▶ **GIVEN REQUEST**: Work out how many lines hold the string "this". The answer is a single number, nothing more.

▶ **INFORMATION PROVIDED**:

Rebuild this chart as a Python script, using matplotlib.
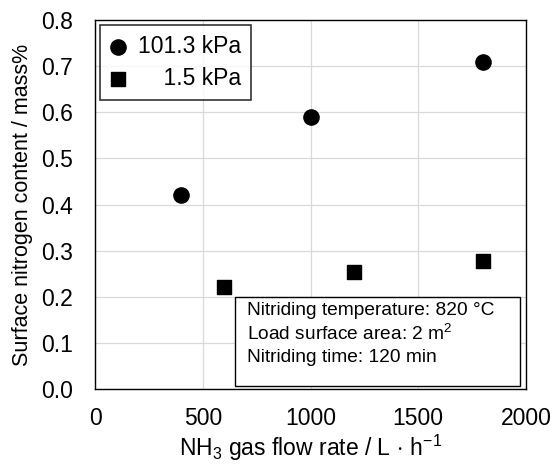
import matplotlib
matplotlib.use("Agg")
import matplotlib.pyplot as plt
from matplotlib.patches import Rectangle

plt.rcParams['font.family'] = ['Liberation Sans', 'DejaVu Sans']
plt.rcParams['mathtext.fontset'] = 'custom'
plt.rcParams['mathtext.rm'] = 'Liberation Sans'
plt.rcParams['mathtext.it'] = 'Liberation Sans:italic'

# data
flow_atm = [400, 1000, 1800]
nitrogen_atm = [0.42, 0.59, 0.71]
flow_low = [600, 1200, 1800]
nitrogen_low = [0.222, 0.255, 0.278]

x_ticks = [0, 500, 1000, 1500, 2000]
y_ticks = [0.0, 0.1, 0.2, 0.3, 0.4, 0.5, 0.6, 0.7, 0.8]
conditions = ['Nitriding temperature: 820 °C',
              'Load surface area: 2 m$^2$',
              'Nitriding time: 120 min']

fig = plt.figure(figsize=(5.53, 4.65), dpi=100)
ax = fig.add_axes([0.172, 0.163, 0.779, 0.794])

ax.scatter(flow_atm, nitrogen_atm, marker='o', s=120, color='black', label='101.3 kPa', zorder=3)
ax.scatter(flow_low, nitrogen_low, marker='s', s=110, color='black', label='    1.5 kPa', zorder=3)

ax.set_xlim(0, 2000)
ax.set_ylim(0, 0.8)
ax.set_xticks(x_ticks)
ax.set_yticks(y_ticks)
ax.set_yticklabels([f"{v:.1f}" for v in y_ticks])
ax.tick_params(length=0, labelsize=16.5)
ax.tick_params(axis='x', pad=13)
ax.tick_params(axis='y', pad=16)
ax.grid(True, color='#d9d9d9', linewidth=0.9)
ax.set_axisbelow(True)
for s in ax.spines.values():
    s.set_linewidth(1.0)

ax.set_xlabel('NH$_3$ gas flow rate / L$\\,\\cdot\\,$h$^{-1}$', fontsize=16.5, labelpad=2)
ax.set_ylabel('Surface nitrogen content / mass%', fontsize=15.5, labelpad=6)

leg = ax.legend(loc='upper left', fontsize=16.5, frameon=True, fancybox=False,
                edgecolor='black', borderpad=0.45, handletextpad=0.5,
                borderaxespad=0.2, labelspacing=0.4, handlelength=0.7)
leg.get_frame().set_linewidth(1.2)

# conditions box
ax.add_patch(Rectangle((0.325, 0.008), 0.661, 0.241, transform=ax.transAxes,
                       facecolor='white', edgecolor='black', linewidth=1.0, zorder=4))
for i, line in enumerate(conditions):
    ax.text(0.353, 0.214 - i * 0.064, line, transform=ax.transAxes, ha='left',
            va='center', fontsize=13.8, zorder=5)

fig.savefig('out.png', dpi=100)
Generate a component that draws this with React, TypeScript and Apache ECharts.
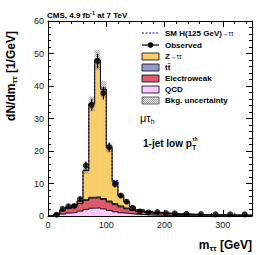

▶ **TASK OUTPUT**: 2